Call UI is hidden while it's displayed in PiP window

You've probably also noticed that the participant's audio elements are still mounted in the parent window while the layout in the PiP window is muted. We do this because autoplaying audio without user interaction is usually not allowed by browsers. And since we get a brand new window every time we request PiP, it may have no user interaction and no audio. Keeping the audio in the parent window avoids this problem.

Going Picture-in-Picture Automatically

It's also possible to automatically enable PiP every time the user leaves the tab of your application using the Media Session API. To do this, we need to register an action handler for the enterpictureinpicture action.

Note that this API only works if the page is actively using a camera or microphone and is served over HTTPS. This last part makes local testing a bit tricky. If you're using Vite, consider @vitejs/plugin-basic-ssl. If you're using Next.js, try the --experimental-https option.

The great thing is that when the PiP window is created by the enterpictureinpicture action handler, it's automatically closed when the user returns to your app's tab. So there really isn't much code to add:

useEffect(() => {
  navigator.mediaSession.setActionHandler(
    "enterpictureinpicture",
    handlePictureInPicture,
  );
  return () => {
    navigator.mediaSession.setActionHandler("enterpictureinpicture", null);
  };
}, []);

The first time you switch to another tab or window, you'll see a prompt asking if you want to enable automatic picture-in-picture.

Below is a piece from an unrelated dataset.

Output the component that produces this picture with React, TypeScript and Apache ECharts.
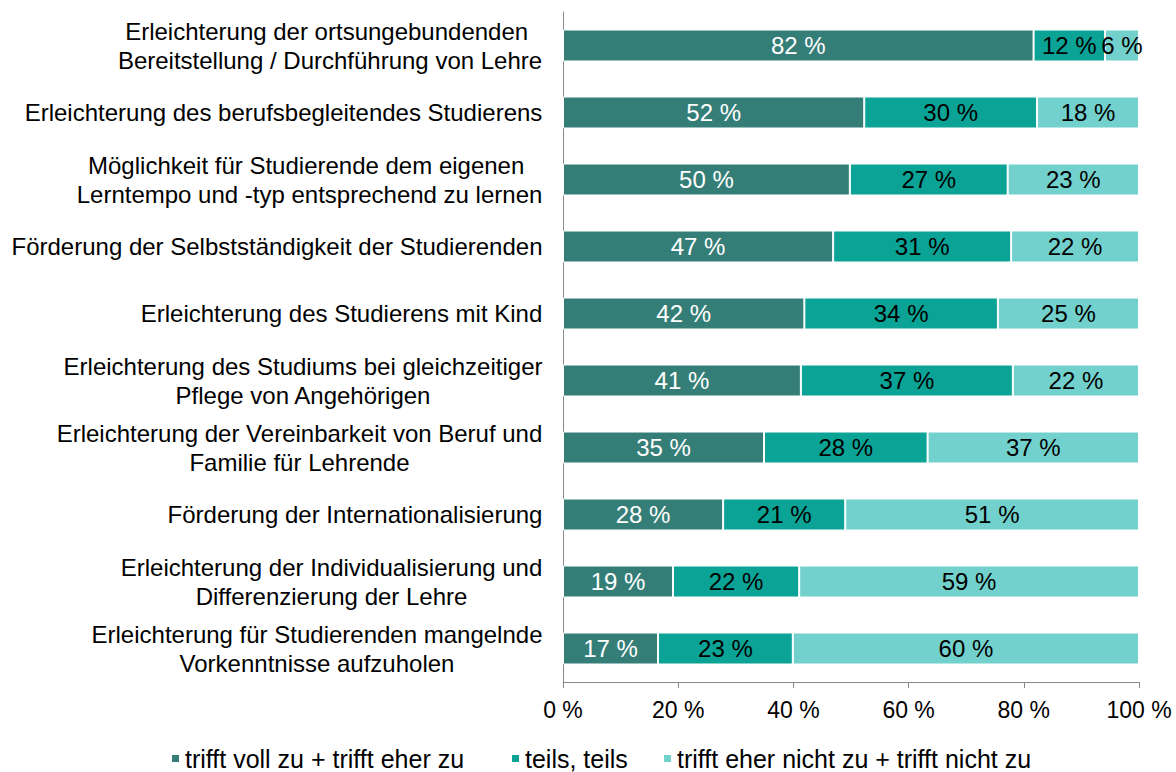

Automatic picture-in-picture permission prompt

Final Thoughts

We've implemented the picture-in-picture UI using the new Document Picture-in-Picture API. Keep in mind that this API is still in early stages and only supported by Chrome-based browsers. But as long as you don't forget about support detection, this API gives you much more flexibility in building a PiP experience, so it's worth experimenting with.